The most common mold in American households, Aspergillus forms in thick, flask-like chains of spores. In truth, Aspergillus is a huge mold type, with more than 185 species; thus, it can come in many colors and many toxicity levels. Usually, an Aspergillus attack will begin with allergenic responses, but it can become more dangerous with frequent exposure.

Aureobasidium

Starting as a light pink and growing darker brown and black as it ages, Aureobasidium grows behind wallpaper or on painted or wooden surfaces. Aureobasidium is allergenic at worst, but you should try to avoid physical contact with the mold. Touching this mold with bare skin will result in infections of the skin and nails.

Chaetomium

Chaetomium typically only grows in homes that are rather severely water damaged, which means you might have worse than mold to worry about. If you can’t be sure about the water damage, look for a cotton-like texture and shifting color from gray to black. Chaetomium is most dangerous to immune-compromised people, such as those enduring chemo treatments, but even healthy people can have skin infections from the stuff.

Cladosporium

Unique among molds, Cladosporium can grow in both warm and cold environments, so everyone everywhere should beware. This mold has a suede-like texture in olive green or brown, making it hard to notice on some of the fabrics where it prefers to live. Cladosporium is another allergenic mold, this one causing skin rashes and lesions as well as asthma and sinusitis.

Fusarium

Fusarium prefers cold temperatures and water damage, meaning northern homeowners should pay attention. Both allergenic and toxigenic, Fusarium starts by causing a sore throat that worsens into bone infections, brain abscesses and internal hemorrhages. Worse still, Fusarium spreads quickly from room to room, so you need to act fast to kill it. Look for pink or reddish mold growing on fabrics or on food products/compost.

Mucor

White or grayish and growing quickly in thick patches, Mucor loves the spaces near HVAC systems, which have the right airflow and humidity. In most cases, exposure to Mucor results in asthma or flu-like symptoms — but some people can develop mucormycosis, a fungal infection hat causes extreme damages to several body systems, including the brain, the lungs and the kidneys.

Penicillin

Yes, the same stuff that cures your UTI can also grow in your home. Penicillin is a velvety mold growing in gorgeous blues and greens, typically on fabrics like mattresses and carpets. Unfortunately, penicillin exposure isn’t beneficial; it can cause chronic sinusitis and worse health complications in the immune-compromised.

Stachybotrys

 Stachybotrys is the big bad of molds — it’s what you know as “black mold,” though it actually grows more often in a dark green hue with a slimy texture. This mold can only grow in enclosed, dark areas that maintain high humidity for weeks. It prefers to grow on cellulose, meaning woods and paper materials, including your walls.

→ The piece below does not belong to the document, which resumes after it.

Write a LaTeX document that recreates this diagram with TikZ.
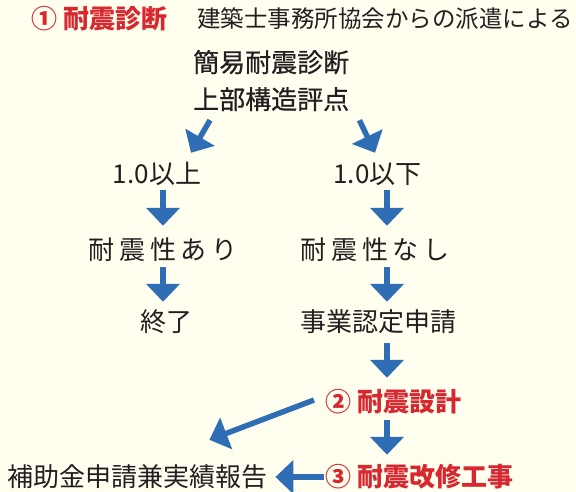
\documentclass[tikz,border=0pt]{standalone}
\usepackage{fontspec}
\setmainfont{Noto Sans CJK JP}
\usetikzlibrary{arrows.meta}
\definecolor{bgcream}{HTML}{FFFEEF}
\definecolor{arrblue}{HTML}{2F6DB5}
\definecolor{stepred}{HTML}{D7282F}
\definecolor{inkgray}{HTML}{231F20}
\tikzset{every node/.style={inner sep=0pt, text height=22pt, text depth=4pt, text=inkgray, font=\fontsize{26pt}{30pt}\selectfont},
  stephead/.style={text=stepred, font=\fontsize{26pt}{30pt}\selectfont\bfseries},
  smalltxt/.style={font=\fontsize{23.5pt}{28pt}\selectfont, text height=20pt, text depth=4pt},
  spaced/.style={font=\fontsize{26pt}{30pt}\selectfont\addfontfeature{LetterSpace=19}},
  flowarr/.style={arrblue, line width=5.5pt, -{Triangle[width=33pt,length=18pt]}}}
\begin{document}
\begin{tikzpicture}[x=1pt,y=-1pt]
  \fill[bgcream] (0,0) rectangle (576,492);
  \useasboundingbox (0,0) rectangle (576,492);
  % columns of the down arrows
  \coordinate (lcol) at (163,0);
  \coordinate (rcol) at (387,0);
  % texts
  \node[stephead, anchor=west] (shindan) at (31,20) {① 耐震診断};
  \node[smalltxt, anchor=west] (haken) at (197,20) {建築士事務所協会からの派遣による};
  \node[anchor=west, font=\fontsize{26pt}{30pt}\selectfont\addfontfeature{FakeBold=0.6}] (kanni) at (193,63) {簡易耐震診断};
  \node[anchor=west, font=\fontsize{26pt}{30pt}\selectfont\addfontfeature{FakeBold=0.6}] (jobu) at (193,100) {上部構造評点};
  \node (ijo) at (157,175) {1.0以上};
  \node (ika) at (377.5,175) {1.0以下};
  \node[spaced, anchor=west] (ari) at (88,250) {耐震性あり};
  \node[spaced, anchor=west] (nashi) at (300,250) {耐震性なし};
  \node[anchor=west] (owari) at (140,322) {終了};
  \node[anchor=west] (nintei) at (300,322) {事業認定申請};
  \node[stephead, anchor=west] (sekkei) at (325,402) {② 耐震設計};
  \node[stephead, anchor=west] (kaishu) at (325,477) {③ 耐震改修工事};
  \node[anchor=west] (hojo) at (7,477) {補助金申請兼実績報告};
  % arrows
  \draw[flowarr] ([xshift=17pt,yshift=-7pt]jobu.south west) -- ([xshift=34pt,yshift=9pt]ijo.north);
  \draw[flowarr] ([xshift=10pt,yshift=-7pt]jobu.south east) -- ([xshift=-2.5pt,yshift=9pt]ika.north);
  \draw[flowarr, shorten <=2pt, shorten >=11pt] (ijo.south -| lcol) -- (ari.north -| lcol);
  \draw[flowarr, shorten <=4pt, shorten >=7pt] (ari.south -| lcol) -- (owari.north -| lcol);
  \draw[flowarr, shorten <=2pt, shorten >=11pt] (ika.south -| rcol) -- (nashi.north -| rcol);
  \draw[flowarr, shorten <=4pt, shorten >=7pt] (nashi.south -| rcol) -- (nintei.north -| rcol);
  \draw[flowarr, shorten <=8pt, shorten >=11pt] (nintei.south -| rcol) -- (sekkei.north -| rcol);
  \draw[flowarr, shorten <=5pt, shorten >=9pt] (sekkei.south -| rcol) -- (kaishu.north -| rcol);
  \draw[flowarr] ([xshift=-11pt,yshift=2pt]sekkei.west) -- ([xshift=-58pt,yshift=24pt]hojo.north east);
  \draw[flowarr] ([xshift=-1.5pt]kaishu.west) -- ([xshift=8pt]hojo.east);
\end{tikzpicture}
\end{document}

Stachybotrys is called toxic because it emits mycotoxins that result in severe health problems. These problems include difficulty breathing, fatigue and even depression. It’s common for those exposed to complain of dull aches and pains as well as a burning sensation in the airways, fever and headaches. Children exposed to Stachybotrys have it worse, developing neurological problems and pulmonary bleeding.

Trichoderma

Only growing on wet surfaces, Trichoderma isn’t close to the most dangerous mold in your home. Still, you should be on the lookout for wooly patches of white and green. Trichoderma is non-pathogenic and typically only causes minor allergic reactions. However, lung and liver infections have been linked to this mold, so you shouldn’t dally in eradicating it.

Ulocladium

Last but not least, Ulocladium is a black mold that often grows alongside other molds in homes with serious water damage. There are two subspecies of Ulocladium, and both are relatively benign — but because Ulocladium looks so similar to (and can grow in conjunction with) molds like Stachybotrys, it’s best to call a professional when you suspect this mold in your home.

In truth, no mold is good mold, and even fungus like mildew looks gross and causes unsightly stains on paint and wallpaper. It’s best to get an expert to identify and eliminate the molds in your home, so you can continue living a stress- and mold-free life.